> [WHAT YOU ARE ASKED TO DO] Note how many lines include the word "this", and give that number by itself.

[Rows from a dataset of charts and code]
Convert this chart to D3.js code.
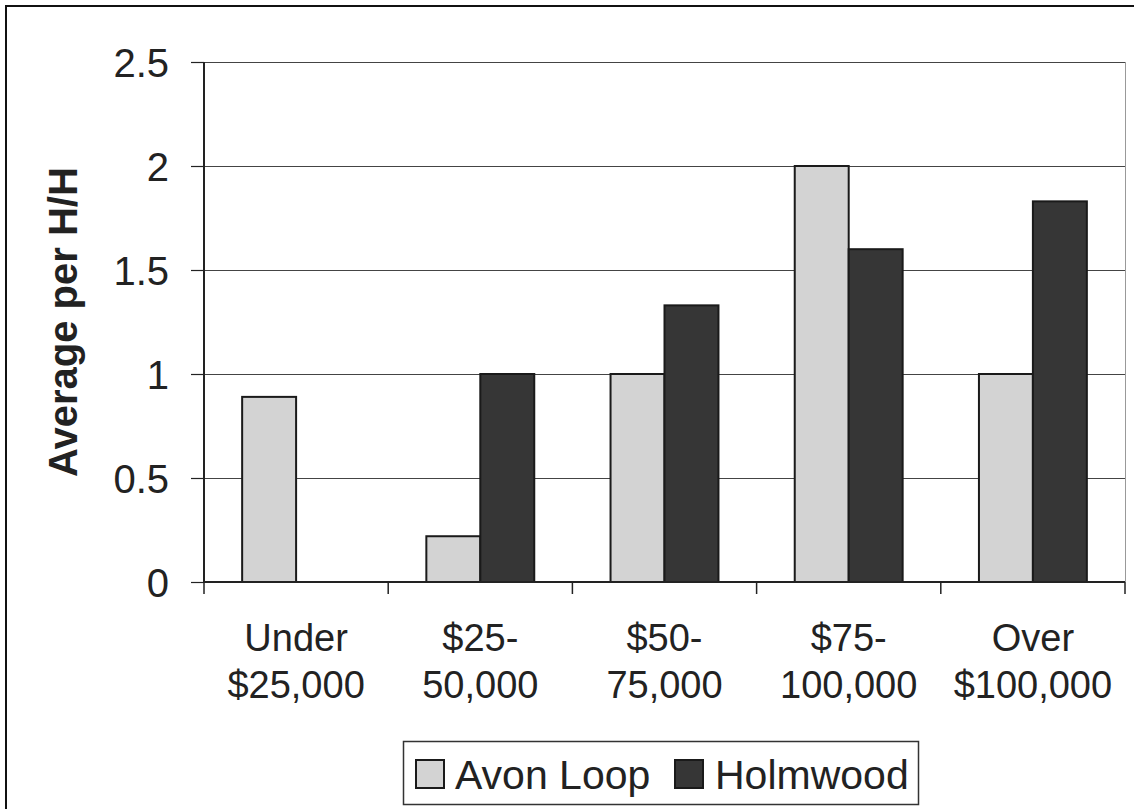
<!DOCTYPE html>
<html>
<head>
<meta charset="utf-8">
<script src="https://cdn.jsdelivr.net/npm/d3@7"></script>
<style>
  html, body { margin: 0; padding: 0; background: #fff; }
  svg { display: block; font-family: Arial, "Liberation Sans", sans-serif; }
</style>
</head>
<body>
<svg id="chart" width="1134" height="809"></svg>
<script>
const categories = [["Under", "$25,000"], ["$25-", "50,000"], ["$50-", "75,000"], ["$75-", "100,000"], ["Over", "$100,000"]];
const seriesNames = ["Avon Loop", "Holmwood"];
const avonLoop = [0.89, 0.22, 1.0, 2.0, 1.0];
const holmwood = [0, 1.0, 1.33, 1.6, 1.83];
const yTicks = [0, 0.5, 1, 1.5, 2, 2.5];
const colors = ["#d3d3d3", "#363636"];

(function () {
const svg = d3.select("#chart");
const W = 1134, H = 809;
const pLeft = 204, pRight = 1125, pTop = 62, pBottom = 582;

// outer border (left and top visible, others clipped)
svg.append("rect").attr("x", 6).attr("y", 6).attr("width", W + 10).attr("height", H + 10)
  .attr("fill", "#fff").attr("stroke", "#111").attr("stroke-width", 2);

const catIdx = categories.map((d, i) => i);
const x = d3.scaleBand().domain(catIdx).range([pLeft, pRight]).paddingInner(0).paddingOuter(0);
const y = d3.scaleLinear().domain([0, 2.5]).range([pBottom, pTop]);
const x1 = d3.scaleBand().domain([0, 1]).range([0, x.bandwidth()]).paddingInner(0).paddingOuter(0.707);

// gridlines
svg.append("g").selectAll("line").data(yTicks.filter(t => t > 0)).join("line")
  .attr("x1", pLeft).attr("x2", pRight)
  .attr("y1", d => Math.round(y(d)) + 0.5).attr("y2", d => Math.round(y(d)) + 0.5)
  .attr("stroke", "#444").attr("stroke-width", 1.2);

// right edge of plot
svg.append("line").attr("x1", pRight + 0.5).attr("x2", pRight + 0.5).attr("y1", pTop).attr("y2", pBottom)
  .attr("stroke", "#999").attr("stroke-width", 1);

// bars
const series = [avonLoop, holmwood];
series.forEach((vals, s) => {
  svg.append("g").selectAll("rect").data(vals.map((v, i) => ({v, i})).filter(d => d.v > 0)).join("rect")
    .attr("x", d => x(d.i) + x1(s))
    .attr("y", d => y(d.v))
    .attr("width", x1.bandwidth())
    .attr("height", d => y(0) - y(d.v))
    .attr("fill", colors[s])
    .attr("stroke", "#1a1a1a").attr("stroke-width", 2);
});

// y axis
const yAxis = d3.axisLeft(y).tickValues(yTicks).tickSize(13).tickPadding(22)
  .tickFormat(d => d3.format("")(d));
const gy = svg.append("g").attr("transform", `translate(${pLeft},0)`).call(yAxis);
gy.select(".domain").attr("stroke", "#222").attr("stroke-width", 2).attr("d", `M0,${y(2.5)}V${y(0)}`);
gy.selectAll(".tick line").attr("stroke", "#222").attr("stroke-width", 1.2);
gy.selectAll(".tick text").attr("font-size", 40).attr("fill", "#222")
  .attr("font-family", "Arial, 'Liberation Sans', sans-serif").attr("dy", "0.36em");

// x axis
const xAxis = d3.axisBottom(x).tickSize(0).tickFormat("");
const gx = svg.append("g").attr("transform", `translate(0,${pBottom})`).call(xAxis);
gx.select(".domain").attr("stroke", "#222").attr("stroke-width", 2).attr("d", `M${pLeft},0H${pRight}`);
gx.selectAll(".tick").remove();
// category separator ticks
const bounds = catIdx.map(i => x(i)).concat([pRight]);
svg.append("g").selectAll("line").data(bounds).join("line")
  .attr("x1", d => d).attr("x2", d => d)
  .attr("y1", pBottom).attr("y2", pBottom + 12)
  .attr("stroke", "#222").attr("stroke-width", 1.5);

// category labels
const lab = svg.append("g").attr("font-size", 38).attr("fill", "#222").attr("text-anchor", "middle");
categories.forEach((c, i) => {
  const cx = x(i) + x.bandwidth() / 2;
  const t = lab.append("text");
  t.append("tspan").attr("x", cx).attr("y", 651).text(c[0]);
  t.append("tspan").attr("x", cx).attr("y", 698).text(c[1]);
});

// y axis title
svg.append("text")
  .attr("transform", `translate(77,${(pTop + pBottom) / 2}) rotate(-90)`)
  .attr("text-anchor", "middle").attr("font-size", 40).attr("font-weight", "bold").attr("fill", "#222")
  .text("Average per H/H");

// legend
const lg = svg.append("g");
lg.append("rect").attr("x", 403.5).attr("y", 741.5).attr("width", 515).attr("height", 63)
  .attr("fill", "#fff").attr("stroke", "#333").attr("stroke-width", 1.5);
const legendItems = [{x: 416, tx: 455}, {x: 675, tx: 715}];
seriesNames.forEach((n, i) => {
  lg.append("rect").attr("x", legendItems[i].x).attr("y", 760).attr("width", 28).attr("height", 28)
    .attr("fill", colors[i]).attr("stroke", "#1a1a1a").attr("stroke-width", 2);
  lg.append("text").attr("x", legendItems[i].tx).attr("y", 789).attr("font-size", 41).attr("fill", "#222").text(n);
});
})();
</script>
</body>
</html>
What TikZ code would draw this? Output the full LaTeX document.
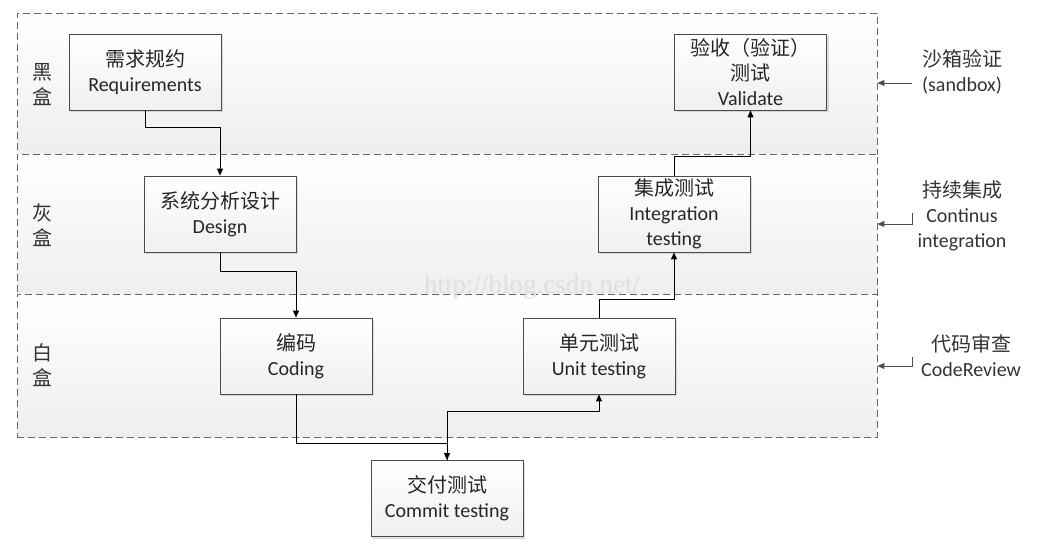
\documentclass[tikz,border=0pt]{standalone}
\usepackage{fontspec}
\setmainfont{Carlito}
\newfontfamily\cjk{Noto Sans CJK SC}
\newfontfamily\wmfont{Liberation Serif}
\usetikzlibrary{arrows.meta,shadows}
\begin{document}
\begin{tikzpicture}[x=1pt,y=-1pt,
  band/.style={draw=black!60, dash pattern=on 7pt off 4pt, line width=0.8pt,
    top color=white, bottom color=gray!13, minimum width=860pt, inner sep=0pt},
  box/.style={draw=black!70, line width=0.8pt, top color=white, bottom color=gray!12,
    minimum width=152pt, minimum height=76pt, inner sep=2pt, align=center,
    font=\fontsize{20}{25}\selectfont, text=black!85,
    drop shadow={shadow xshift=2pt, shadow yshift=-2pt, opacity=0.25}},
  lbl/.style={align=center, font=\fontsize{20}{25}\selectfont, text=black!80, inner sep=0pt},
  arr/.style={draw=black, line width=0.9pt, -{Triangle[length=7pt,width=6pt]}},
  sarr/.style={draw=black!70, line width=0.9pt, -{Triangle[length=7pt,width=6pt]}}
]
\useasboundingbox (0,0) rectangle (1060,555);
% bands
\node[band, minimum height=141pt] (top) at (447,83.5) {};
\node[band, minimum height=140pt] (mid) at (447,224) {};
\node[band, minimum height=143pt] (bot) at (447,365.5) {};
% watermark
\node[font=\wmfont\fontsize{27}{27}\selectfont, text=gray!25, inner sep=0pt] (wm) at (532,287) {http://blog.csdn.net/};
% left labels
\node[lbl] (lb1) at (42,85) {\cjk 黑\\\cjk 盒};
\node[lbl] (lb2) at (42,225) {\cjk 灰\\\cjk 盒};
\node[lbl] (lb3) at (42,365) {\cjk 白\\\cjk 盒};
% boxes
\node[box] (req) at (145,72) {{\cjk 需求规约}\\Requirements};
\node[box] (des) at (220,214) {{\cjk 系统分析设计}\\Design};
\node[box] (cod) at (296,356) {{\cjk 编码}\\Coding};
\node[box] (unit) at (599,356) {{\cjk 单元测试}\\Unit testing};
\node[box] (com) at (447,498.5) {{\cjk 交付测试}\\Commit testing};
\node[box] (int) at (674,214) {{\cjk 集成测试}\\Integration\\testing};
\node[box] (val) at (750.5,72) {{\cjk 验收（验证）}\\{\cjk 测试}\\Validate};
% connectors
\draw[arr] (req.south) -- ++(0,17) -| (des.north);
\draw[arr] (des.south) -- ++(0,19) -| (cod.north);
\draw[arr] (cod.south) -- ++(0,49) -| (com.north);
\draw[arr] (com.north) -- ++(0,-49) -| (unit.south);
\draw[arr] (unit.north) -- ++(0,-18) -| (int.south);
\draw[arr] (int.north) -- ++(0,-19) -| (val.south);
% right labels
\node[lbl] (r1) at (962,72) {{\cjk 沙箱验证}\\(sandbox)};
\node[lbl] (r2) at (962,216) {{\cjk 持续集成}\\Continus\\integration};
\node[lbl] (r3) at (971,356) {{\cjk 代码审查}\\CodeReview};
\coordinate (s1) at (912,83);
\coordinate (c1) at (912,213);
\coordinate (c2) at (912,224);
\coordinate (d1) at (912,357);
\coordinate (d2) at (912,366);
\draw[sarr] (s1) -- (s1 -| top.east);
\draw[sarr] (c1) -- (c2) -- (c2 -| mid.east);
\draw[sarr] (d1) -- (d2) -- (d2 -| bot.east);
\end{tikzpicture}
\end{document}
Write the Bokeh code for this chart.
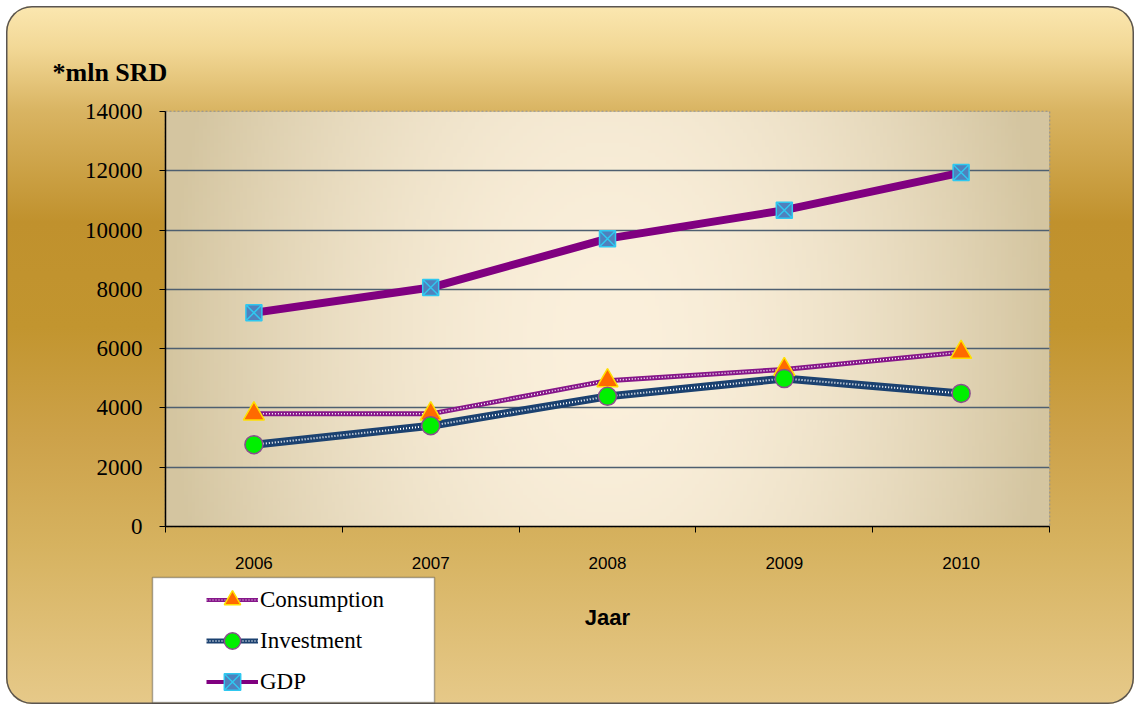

> [RESPONSE BELOW] 3